▸ Recorded data
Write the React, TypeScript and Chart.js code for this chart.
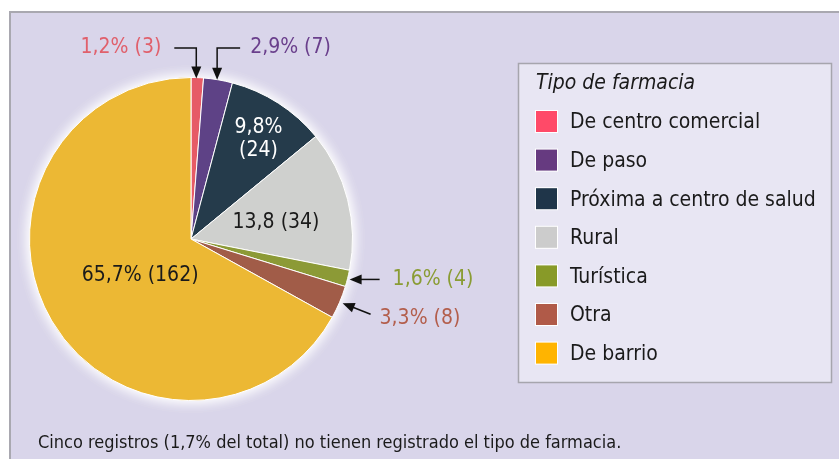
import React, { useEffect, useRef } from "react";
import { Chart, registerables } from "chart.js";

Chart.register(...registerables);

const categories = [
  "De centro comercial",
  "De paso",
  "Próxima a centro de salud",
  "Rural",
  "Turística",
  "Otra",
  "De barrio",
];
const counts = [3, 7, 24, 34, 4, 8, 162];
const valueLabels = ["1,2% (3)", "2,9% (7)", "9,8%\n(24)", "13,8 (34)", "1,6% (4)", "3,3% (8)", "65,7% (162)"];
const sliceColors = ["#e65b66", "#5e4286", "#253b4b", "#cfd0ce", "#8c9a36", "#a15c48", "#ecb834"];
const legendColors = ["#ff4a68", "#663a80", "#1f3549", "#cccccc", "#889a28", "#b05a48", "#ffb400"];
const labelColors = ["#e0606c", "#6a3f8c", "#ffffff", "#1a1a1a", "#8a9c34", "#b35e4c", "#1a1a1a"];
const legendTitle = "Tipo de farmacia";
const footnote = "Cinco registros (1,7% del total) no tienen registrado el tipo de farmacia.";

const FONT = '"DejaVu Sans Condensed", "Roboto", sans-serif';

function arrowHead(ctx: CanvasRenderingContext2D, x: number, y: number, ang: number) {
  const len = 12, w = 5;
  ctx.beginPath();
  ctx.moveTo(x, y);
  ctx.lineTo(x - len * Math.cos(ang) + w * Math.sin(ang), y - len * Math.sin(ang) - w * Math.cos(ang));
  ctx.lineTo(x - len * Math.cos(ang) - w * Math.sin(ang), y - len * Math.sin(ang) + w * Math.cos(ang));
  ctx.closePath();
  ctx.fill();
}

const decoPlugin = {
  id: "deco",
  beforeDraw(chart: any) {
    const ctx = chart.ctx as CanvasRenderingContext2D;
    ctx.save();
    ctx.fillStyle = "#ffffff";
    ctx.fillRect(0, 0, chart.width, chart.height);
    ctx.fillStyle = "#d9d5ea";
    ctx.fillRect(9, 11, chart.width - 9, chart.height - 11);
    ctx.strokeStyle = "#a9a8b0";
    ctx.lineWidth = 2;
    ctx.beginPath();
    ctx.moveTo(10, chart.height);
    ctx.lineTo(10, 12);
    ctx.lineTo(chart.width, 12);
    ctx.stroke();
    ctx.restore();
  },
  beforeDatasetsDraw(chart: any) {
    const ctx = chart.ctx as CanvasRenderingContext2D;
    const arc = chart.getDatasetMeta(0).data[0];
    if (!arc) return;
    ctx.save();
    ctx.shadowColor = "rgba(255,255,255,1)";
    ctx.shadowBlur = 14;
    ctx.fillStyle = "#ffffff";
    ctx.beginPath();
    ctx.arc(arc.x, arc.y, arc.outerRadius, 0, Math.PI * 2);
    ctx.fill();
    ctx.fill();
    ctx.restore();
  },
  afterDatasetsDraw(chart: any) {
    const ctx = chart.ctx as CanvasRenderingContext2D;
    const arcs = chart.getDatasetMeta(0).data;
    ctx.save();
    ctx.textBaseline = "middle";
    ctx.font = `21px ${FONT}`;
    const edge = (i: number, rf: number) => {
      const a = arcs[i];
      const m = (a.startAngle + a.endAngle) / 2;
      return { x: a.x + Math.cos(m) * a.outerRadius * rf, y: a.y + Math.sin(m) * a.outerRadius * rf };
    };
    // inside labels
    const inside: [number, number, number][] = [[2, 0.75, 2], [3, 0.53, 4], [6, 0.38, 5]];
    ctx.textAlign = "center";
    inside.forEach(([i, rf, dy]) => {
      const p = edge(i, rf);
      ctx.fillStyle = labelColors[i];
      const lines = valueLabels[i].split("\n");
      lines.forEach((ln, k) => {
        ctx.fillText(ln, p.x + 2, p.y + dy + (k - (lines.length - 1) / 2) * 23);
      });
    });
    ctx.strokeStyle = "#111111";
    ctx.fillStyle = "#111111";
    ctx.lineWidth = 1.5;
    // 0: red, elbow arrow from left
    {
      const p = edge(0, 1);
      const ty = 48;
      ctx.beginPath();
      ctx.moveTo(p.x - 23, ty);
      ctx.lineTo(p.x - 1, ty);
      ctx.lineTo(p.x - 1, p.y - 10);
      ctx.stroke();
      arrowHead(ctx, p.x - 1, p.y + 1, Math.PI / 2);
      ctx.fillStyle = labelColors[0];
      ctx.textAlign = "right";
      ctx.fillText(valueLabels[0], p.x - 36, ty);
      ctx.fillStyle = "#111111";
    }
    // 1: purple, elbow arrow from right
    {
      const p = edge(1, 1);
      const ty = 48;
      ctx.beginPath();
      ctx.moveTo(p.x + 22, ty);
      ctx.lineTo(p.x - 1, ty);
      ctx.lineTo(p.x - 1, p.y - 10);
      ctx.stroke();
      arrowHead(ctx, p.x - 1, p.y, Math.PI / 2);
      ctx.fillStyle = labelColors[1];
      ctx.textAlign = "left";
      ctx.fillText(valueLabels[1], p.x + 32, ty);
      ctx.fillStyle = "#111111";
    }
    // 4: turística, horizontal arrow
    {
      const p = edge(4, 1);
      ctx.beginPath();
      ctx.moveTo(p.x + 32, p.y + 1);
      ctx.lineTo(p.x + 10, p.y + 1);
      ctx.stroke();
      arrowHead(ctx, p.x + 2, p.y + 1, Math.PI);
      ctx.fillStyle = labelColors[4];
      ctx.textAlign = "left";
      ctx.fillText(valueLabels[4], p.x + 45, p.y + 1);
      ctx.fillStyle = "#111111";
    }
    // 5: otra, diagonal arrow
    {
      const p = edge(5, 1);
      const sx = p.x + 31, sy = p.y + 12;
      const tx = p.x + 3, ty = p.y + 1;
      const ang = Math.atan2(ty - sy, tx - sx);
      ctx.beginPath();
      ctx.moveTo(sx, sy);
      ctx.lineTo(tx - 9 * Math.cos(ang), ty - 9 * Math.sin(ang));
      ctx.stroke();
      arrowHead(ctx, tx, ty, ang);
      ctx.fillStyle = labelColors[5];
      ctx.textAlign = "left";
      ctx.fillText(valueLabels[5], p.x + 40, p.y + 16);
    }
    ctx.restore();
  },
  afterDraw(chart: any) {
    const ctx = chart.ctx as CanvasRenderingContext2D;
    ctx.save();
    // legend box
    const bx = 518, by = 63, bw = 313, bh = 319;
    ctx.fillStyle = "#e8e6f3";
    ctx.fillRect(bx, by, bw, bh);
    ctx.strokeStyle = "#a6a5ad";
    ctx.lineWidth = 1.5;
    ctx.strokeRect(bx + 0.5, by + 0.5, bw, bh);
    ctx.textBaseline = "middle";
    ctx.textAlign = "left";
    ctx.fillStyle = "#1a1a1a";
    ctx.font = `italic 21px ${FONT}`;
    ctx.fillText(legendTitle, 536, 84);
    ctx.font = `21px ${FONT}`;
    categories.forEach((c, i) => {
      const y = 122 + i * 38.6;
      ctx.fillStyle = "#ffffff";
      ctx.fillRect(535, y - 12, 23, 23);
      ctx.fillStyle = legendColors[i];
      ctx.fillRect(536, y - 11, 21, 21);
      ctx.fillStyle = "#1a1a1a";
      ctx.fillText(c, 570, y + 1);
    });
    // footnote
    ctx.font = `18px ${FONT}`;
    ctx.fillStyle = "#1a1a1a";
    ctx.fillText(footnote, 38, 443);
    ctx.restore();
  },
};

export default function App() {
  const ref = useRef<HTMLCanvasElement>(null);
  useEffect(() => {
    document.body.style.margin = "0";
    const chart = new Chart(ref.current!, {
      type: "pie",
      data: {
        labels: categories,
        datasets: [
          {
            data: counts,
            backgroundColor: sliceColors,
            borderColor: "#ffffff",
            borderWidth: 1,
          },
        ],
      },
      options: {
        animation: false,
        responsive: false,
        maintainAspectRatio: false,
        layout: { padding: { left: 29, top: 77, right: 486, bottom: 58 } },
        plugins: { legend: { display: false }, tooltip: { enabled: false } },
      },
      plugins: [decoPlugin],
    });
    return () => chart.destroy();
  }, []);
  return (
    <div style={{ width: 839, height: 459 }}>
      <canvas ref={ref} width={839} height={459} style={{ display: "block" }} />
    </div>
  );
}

▸ Short task
Could the lines from the top of the material through the line with "Chart.register(...registerables);" be repeated exactly, pictures left out?

▸ Expected output
Write the React, TypeScript and Chart.js code for this chart.
import React, { useEffect, useRef } from "react";
import { Chart, registerables } from "chart.js";

Chart.register(...registerables);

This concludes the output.